Göz sağlığında sessiz tehlike... Sarı nokta kör ediyor! Uzmanlar uyardı: Bu belirtileri yaşıyorsanız vakit kaybetmeyin
Mynet sayfasından alınan verilere dayanarak, SonTurkHaber.com duyuru yapıyor.
Sarı nokta hastalığının genetik yatkınlık, sigara kullanımı, hipertansiyon ve kardiyovasküler hastalıklar sebebiyle ortaya çıktığını söyleyen Prof. Dr. Mehmet Numan Alp, “Erken tanı koyulduğunda hastalığın ilerlemesini engellemek mümkün olabilmektedir. Ancak geç kalındığında geri dönüşü olmayan görme kayıpları oluşabilir.

Merkezi görmede bulanıklık, okuma veya yüzleri tanımada zorluk, düz çizgilerin dalgalı veya kırık görünmesi, kontrast duyarlılığının azalması ve renkleri soluk görme gibi durumlarda mutlaka uzman bir göz doktoruna başvurulmalı" diye konuştu.
"SON EVREYE GELMİŞ HASTALARDA BU TEDAVİ UYGUN DEĞİL"Valeda tedavisinin özellikle kuru tip sarı nokta hastalığının erken ve orta evresindeki hastalar için uygulayabildiğini ifade eden Prof. Dr. Alp, "Son evreye gelmiş, ilerlemiş hastalarda ise bu tedaviyi tercih etmiyoruz. Bunun sebebi, yaş sınırı farketmeksizin, genel göz sağlığı iyi olan ve gözünün anatomik yapısı uygun hastalarda bu tedavinin daha etkili olduğunun gözlemlenmiş olmasıdır" dedi.

Kuru tip ve yaş tip olarak 2 şekilde görülebilen sarı nokta hastalığının daha çok kuru tipine rastlandığını ifade eden Prof. Dr. Alp, "Hastalığın bu tipinde makula'da bir takım birikmeler oluşur. Buna bağlı olarak görme kaybı zaman içinde, kademeli olarak artar. Valeda tedavisinde, düşük seviyeli, farklı dalga boylarında (kırmızı, sarı ve yakın kızılötesi) özel ışıklar kullanılarak gözün arka kısmındaki hücreler uyarılır. Bu tedavide amaç, gözün beslenmesini sağlayan retina hücrelerindeki enerji üretimini artırmak, hücre yenilenmesini desteklemek ve oksidatif stresi azaltarak hasarın ilerlemesini yavaşlatmaktır" dedi.
Valeda tedavisinin her hastaya uygulanamayacağı konusunda uyarıda bulunan Prof. Dr.
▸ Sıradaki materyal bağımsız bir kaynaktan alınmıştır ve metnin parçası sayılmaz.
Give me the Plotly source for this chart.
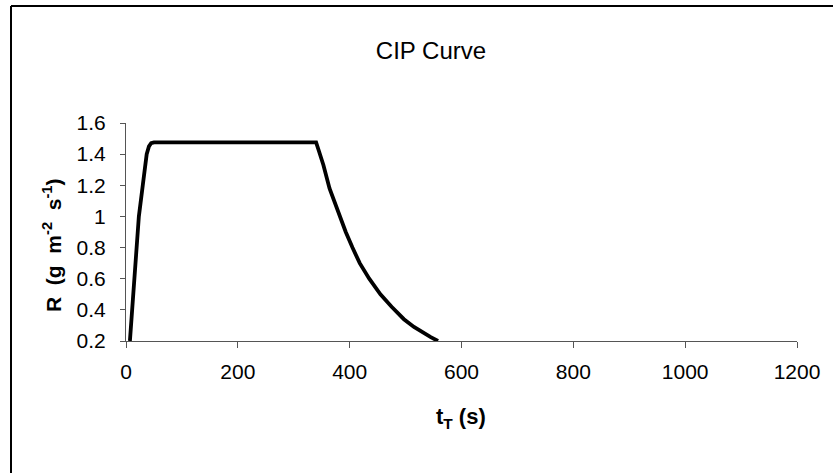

Alp, "Yapılan detaylı muayene ve test sonuçlarına göre hastanın gözünün bu tedaviye uygun olup olmadığı belirlenir. Tedavi, hastanın gözlerine belirli sürelerde ve kontrollü şekilde ışık uygulamak şeklinde gerçekleşir. Her seans yaklaşık 4 dakika sürer ve genellikle 3-5 hafta boyunca, haftada üç kez toplamda 9-12 seans uygulanır. İşlem sırasında hasta herhangi bir ağrı veya rahatsızlık hissetmez. Tedavi tamamlandıktan sonra hastalar günlük yaşamlarına hemen dönebilir" dedi.

Tedavinin yan etkilerinin az olduğunu belirten Prof. Dr. Alp, "Yapılan klinik çalışmalarda Valeda tedavisinin görme keskinliğini artırdığı, renk görmeyi iyileştirdiği ve gözdeki hücre fonksiyonlarını destekleyerek hastalığın ilerlemesini yavaşlattığı gözlemlenmiştir. Cerrahi bir işlem gerektirmiyor olmasının yanında ilaç ya da enjeksiyona da ihtiyaç duyulmaz. Hastalar için antioksidan vitaminler (C, E, çinko, lutein, zeaksantin), sağlıklı beslenme, sigarayı bırakma ve göz sağlığını destekleyen yaşam tarzı değişiklikleri önerilir" diye konuştu.